■ **WHAT TO PRODUCE**
Repeat the lines exactly from the line that contains "Emit a LaTeX" through the line that contains "(0,0) rectangle (720,540);"; leave images out and add nothing.

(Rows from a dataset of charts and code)
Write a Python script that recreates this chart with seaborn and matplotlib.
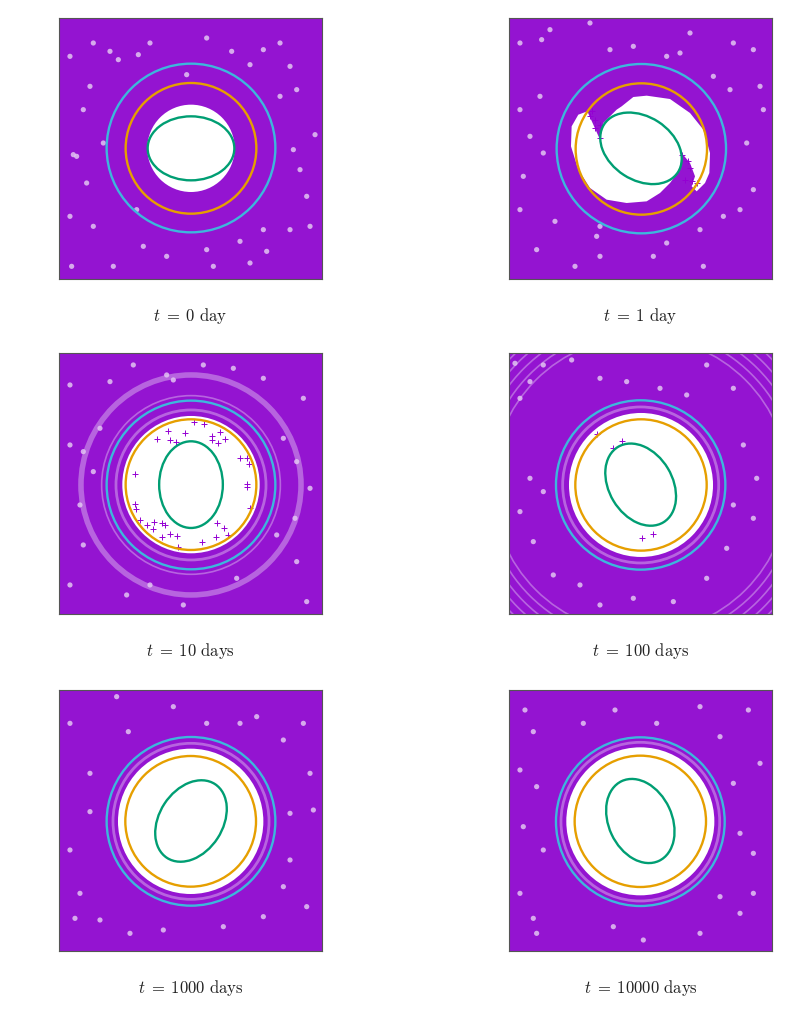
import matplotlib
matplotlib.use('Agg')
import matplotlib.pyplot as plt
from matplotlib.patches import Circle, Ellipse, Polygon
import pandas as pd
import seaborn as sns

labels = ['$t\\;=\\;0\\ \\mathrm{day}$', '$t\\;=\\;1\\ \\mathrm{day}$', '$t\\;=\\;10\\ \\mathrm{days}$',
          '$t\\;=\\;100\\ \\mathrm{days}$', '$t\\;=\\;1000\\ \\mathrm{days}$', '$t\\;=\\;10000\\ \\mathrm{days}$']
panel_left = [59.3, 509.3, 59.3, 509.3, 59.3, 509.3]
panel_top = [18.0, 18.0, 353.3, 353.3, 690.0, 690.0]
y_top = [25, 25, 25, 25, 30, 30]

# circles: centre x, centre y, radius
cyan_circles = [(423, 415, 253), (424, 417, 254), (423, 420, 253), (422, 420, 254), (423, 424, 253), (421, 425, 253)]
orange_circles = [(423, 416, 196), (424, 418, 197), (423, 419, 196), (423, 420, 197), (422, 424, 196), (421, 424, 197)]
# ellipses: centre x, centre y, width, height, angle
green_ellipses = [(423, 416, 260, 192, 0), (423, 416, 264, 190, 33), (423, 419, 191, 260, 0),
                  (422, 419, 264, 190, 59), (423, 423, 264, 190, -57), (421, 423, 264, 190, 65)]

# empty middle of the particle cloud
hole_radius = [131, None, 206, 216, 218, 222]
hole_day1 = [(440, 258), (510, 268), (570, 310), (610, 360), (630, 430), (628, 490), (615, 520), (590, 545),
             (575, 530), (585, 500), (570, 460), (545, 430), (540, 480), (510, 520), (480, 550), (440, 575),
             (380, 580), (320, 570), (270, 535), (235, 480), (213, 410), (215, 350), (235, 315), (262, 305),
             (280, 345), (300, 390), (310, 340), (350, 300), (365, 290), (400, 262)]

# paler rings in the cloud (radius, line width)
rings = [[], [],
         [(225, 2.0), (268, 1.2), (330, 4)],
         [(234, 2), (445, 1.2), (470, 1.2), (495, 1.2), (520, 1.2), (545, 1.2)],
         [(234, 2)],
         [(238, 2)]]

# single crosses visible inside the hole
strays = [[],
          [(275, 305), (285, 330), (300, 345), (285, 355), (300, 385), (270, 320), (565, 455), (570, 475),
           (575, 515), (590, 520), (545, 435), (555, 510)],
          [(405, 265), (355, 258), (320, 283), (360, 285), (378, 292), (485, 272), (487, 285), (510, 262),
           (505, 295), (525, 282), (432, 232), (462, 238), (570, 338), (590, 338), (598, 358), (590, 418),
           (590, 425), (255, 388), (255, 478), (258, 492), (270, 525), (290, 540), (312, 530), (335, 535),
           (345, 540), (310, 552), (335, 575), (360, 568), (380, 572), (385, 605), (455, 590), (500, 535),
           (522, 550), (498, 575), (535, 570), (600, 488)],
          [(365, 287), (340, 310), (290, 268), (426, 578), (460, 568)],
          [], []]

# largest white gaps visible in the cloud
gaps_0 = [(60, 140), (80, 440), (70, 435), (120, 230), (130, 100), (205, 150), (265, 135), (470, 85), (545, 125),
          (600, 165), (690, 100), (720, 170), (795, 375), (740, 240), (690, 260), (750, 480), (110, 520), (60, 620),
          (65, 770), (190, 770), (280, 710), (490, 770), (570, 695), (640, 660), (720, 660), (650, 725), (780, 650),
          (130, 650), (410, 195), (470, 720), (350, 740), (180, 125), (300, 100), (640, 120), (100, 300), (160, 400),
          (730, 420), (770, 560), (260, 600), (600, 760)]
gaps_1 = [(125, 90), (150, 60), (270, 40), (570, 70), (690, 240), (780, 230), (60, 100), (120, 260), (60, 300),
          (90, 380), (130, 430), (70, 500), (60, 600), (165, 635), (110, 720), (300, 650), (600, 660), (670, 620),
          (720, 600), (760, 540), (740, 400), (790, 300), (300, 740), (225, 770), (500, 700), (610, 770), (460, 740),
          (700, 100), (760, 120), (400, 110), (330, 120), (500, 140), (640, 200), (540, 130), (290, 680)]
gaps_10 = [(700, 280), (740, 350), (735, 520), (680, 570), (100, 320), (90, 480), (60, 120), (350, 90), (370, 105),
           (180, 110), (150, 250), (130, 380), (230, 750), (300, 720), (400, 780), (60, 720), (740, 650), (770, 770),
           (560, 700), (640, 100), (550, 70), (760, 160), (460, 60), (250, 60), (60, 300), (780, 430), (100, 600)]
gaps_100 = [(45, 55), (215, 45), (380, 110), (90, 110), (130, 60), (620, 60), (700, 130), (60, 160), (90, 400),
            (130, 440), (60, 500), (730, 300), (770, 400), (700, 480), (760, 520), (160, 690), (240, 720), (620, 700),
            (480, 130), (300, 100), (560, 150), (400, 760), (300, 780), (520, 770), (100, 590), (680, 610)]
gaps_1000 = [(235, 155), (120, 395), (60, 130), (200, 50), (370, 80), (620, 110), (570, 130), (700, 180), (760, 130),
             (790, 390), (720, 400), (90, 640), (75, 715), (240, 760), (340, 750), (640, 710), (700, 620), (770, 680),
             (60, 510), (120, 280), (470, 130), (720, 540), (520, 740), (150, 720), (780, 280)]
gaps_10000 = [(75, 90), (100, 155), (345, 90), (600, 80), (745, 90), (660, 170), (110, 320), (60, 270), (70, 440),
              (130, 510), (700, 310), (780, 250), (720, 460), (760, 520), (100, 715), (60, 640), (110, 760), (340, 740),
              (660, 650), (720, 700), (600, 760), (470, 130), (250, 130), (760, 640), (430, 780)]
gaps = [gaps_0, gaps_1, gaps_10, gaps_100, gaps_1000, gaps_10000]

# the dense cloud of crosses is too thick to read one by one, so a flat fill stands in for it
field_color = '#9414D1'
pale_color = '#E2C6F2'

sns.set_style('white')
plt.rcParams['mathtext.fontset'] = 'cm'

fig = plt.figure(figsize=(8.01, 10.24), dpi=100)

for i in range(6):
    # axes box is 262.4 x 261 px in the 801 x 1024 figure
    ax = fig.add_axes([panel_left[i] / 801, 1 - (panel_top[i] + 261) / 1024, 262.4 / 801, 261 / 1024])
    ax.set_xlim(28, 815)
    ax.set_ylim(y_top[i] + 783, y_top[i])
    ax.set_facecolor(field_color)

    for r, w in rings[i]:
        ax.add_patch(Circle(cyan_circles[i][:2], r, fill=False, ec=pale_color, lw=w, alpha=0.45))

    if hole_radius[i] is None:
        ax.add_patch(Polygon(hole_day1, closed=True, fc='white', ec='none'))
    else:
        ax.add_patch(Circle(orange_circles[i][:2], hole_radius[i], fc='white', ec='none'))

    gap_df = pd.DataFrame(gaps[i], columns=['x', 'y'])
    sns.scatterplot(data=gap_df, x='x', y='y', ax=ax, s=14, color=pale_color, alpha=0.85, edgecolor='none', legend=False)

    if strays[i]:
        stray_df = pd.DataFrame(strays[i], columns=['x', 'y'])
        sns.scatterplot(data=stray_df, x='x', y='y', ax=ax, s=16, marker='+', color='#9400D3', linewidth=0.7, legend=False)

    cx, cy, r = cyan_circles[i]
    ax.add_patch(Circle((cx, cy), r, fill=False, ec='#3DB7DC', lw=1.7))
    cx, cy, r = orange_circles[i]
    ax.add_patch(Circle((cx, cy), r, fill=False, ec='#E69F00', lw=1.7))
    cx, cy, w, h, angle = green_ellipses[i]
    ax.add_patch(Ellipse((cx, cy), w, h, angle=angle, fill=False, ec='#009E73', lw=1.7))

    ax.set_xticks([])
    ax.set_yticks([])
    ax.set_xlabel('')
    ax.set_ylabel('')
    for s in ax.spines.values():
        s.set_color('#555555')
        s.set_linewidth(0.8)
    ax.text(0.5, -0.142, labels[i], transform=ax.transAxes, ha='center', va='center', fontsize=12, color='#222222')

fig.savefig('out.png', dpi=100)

...

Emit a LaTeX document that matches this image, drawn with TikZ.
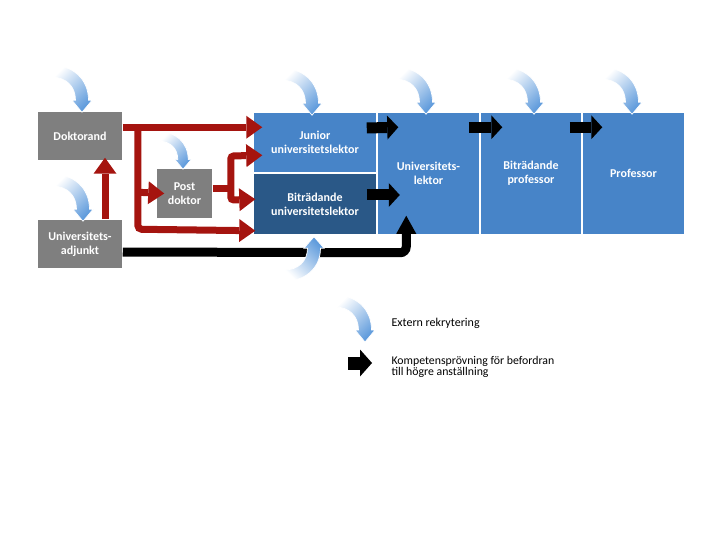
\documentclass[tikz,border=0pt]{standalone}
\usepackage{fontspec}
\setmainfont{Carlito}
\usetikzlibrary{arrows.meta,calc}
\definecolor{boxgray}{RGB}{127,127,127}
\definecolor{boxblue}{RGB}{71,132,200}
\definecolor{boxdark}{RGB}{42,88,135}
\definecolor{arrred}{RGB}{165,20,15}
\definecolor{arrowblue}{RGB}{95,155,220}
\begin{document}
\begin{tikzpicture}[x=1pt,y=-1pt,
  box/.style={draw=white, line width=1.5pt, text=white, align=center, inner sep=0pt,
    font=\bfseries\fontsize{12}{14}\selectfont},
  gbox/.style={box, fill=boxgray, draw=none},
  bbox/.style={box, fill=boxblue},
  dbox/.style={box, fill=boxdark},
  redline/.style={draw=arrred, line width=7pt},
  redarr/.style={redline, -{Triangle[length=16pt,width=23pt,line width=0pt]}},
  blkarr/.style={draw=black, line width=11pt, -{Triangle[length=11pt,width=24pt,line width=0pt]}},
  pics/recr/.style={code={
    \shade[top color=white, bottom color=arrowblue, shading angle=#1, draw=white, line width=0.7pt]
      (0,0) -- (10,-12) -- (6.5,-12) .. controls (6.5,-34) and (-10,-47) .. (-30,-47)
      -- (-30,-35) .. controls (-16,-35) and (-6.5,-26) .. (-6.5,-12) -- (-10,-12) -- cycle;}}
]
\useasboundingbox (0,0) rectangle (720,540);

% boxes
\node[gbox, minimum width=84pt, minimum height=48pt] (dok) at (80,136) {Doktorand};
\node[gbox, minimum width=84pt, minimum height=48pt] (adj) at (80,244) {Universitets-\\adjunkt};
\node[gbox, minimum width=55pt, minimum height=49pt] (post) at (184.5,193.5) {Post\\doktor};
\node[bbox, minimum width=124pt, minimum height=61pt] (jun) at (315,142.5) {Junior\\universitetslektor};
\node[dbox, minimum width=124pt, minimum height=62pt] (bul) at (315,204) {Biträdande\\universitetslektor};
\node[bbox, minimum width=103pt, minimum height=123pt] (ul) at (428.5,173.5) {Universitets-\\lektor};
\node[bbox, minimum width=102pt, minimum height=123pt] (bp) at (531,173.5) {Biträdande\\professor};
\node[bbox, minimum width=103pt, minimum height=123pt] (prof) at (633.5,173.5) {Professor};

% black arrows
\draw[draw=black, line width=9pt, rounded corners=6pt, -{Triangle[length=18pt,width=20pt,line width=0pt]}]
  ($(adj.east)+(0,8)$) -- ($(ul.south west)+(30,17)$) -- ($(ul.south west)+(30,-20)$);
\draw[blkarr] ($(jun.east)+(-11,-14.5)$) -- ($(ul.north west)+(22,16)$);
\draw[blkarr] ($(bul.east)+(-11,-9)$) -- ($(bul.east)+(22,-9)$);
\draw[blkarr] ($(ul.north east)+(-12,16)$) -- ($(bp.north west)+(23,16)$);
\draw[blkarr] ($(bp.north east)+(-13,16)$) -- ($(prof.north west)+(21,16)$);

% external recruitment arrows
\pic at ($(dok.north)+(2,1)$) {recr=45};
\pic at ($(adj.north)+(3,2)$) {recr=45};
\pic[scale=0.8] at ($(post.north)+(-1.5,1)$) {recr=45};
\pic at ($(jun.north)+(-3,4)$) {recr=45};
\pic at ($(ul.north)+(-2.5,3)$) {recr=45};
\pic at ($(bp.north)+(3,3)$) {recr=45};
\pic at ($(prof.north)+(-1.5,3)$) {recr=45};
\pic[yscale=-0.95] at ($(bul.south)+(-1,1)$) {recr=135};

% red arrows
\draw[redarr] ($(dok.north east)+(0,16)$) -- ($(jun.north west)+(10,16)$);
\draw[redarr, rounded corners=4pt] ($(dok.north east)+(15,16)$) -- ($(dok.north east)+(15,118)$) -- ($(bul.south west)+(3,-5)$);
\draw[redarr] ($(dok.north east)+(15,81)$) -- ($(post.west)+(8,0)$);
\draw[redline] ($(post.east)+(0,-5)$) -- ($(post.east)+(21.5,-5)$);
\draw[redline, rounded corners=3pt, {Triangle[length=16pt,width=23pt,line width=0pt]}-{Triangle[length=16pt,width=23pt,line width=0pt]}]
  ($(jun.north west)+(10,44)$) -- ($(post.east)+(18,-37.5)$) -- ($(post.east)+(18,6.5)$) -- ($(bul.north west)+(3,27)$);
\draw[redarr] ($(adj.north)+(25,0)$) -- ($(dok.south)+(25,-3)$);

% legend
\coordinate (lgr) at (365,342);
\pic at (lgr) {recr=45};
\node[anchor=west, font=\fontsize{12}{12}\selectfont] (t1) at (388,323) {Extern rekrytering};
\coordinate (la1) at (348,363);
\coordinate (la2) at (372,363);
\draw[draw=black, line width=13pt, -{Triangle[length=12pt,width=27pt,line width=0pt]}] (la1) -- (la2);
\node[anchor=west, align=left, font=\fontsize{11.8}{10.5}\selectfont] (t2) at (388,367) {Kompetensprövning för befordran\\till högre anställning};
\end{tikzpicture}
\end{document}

...

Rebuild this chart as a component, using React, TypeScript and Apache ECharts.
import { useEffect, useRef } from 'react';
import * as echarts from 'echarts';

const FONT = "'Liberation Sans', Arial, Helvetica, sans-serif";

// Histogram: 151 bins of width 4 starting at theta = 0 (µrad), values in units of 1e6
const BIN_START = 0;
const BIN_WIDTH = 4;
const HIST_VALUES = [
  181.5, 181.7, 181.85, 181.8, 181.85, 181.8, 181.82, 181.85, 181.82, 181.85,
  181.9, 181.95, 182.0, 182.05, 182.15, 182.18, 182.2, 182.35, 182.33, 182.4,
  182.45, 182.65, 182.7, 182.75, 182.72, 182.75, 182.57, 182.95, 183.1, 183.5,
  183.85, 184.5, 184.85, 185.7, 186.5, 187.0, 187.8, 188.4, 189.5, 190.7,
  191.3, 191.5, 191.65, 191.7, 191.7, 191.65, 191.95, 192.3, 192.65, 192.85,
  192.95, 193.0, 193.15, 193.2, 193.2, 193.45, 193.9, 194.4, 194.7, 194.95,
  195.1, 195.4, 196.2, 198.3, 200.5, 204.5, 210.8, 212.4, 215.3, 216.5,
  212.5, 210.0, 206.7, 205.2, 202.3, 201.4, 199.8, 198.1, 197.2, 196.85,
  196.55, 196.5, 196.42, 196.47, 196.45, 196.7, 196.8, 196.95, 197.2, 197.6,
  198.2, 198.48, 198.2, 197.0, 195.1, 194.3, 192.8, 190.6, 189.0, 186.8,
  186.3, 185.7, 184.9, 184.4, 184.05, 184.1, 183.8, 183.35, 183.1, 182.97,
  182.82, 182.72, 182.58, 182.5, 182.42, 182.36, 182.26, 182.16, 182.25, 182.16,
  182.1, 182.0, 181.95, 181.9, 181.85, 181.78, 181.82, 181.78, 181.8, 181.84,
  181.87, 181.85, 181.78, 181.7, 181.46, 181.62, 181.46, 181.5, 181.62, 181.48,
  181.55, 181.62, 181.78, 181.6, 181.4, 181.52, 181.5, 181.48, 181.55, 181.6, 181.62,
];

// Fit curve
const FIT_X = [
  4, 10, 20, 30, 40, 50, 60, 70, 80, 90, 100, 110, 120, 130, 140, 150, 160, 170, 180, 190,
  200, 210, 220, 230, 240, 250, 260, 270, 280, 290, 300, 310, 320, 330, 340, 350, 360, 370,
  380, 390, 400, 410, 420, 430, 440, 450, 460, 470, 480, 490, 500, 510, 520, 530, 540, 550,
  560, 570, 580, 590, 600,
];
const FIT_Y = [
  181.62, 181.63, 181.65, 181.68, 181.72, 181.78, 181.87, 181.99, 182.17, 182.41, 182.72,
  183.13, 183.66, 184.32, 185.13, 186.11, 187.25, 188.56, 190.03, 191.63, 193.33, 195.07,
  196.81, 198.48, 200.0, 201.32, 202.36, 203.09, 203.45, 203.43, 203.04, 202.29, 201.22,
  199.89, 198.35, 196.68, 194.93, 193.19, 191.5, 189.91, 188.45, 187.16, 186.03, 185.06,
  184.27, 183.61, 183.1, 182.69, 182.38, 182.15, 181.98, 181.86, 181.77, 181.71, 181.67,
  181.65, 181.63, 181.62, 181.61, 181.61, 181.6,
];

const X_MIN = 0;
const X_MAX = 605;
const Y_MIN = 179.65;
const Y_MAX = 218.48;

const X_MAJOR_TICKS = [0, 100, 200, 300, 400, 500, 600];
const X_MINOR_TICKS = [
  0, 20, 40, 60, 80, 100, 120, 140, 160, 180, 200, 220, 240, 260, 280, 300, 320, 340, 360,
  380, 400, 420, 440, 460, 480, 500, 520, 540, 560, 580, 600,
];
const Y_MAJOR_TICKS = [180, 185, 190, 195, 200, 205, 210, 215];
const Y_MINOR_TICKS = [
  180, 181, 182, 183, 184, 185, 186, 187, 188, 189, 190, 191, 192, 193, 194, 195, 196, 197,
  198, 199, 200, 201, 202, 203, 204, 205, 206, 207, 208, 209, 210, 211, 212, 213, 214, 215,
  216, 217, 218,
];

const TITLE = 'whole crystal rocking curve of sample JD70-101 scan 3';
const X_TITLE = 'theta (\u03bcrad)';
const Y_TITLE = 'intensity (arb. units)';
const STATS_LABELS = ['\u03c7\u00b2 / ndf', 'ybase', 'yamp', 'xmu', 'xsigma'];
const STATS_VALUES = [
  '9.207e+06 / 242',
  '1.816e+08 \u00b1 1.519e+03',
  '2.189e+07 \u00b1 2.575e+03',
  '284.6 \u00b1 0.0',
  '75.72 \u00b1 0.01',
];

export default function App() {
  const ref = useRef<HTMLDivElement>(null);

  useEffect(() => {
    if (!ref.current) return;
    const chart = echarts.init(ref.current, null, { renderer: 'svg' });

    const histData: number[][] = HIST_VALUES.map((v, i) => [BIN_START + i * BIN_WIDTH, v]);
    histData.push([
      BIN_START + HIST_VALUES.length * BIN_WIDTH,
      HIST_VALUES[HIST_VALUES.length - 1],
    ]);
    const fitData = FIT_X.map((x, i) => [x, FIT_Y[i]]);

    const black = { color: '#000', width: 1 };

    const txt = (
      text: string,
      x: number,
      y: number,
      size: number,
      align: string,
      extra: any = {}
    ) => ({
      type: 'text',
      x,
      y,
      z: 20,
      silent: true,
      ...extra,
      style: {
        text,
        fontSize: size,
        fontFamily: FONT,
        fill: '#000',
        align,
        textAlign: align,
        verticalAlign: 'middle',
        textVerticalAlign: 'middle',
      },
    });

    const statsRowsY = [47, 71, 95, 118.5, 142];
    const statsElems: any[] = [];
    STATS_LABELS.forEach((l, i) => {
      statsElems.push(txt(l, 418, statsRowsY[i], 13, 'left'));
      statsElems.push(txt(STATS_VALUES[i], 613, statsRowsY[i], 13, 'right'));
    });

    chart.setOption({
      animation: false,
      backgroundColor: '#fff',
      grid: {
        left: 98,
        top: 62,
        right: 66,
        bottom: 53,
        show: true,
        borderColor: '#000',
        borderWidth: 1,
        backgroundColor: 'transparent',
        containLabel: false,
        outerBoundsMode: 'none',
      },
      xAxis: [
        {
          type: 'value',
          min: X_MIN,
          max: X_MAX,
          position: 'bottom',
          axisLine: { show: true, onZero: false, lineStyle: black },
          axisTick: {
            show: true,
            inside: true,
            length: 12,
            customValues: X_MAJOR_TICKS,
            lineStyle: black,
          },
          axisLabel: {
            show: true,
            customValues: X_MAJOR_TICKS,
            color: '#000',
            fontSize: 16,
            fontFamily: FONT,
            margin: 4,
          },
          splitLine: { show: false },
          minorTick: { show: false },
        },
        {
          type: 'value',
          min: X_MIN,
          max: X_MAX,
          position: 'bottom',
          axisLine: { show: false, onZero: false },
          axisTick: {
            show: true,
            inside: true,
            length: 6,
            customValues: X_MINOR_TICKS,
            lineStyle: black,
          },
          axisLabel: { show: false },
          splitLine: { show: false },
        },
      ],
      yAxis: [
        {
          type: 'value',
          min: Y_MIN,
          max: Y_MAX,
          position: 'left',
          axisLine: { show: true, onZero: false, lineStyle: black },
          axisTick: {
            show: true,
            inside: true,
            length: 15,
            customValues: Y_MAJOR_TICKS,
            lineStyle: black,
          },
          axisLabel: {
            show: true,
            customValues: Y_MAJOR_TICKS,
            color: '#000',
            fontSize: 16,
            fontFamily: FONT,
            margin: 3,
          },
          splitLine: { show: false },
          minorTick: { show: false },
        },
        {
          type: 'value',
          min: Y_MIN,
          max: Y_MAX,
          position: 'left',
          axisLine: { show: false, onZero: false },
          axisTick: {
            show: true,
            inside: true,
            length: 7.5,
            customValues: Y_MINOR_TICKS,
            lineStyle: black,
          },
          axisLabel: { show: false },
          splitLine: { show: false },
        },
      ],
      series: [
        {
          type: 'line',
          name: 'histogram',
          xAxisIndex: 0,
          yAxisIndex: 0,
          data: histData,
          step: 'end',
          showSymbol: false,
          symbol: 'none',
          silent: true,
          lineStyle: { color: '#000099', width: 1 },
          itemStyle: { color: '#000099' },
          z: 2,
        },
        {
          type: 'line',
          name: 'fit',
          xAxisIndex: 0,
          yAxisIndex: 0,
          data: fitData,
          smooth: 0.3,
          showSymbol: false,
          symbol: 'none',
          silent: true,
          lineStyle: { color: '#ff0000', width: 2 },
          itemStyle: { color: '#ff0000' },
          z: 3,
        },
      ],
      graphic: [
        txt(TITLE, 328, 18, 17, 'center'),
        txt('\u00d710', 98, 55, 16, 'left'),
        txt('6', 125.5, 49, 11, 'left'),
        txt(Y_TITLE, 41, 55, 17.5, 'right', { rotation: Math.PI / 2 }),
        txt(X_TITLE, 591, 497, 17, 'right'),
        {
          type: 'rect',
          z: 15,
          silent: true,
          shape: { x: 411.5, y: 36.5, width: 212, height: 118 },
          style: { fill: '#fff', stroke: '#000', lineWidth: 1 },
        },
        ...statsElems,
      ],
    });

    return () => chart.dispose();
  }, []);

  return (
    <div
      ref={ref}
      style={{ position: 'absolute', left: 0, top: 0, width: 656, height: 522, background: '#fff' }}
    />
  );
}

■ **EXERCISE ANSWER**
Emit a LaTeX document that matches this image, drawn with TikZ.
\documentclass[tikz,border=0pt]{standalone}
\usepackage{fontspec}
\setmainfont{Carlito}
\usetikzlibrary{arrows.meta,calc}
\definecolor{boxgray}{RGB}{127,127,127}
\definecolor{boxblue}{RGB}{71,132,200}
\definecolor{boxdark}{RGB}{42,88,135}
\definecolor{arrred}{RGB}{165,20,15}
\definecolor{arrowblue}{RGB}{95,155,220}
\begin{document}
\begin{tikzpicture}[x=1pt,y=-1pt,
  box/.style={draw=white, line width=1.5pt, text=white, align=center, inner sep=0pt,
    font=\bfseries\fontsize{12}{14}\selectfont},
  gbox/.style={box, fill=boxgray, draw=none},
  bbox/.style={box, fill=boxblue},
  dbox/.style={box, fill=boxdark},
  redline/.style={draw=arrred, line width=7pt},
  redarr/.style={redline, -{Triangle[length=16pt,width=23pt,line width=0pt]}},
  blkarr/.style={draw=black, line width=11pt, -{Triangle[length=11pt,width=24pt,line width=0pt]}},
  pics/recr/.style={code={
    \shade[top color=white, bottom color=arrowblue, shading angle=#1, draw=white, line width=0.7pt]
      (0,0) -- (10,-12) -- (6.5,-12) .. controls (6.5,-34) and (-10,-47) .. (-30,-47)
      -- (-30,-35) .. controls (-16,-35) and (-6.5,-26) .. (-6.5,-12) -- (-10,-12) -- cycle;}}
]
\useasboundingbox (0,0) rectangle (720,540);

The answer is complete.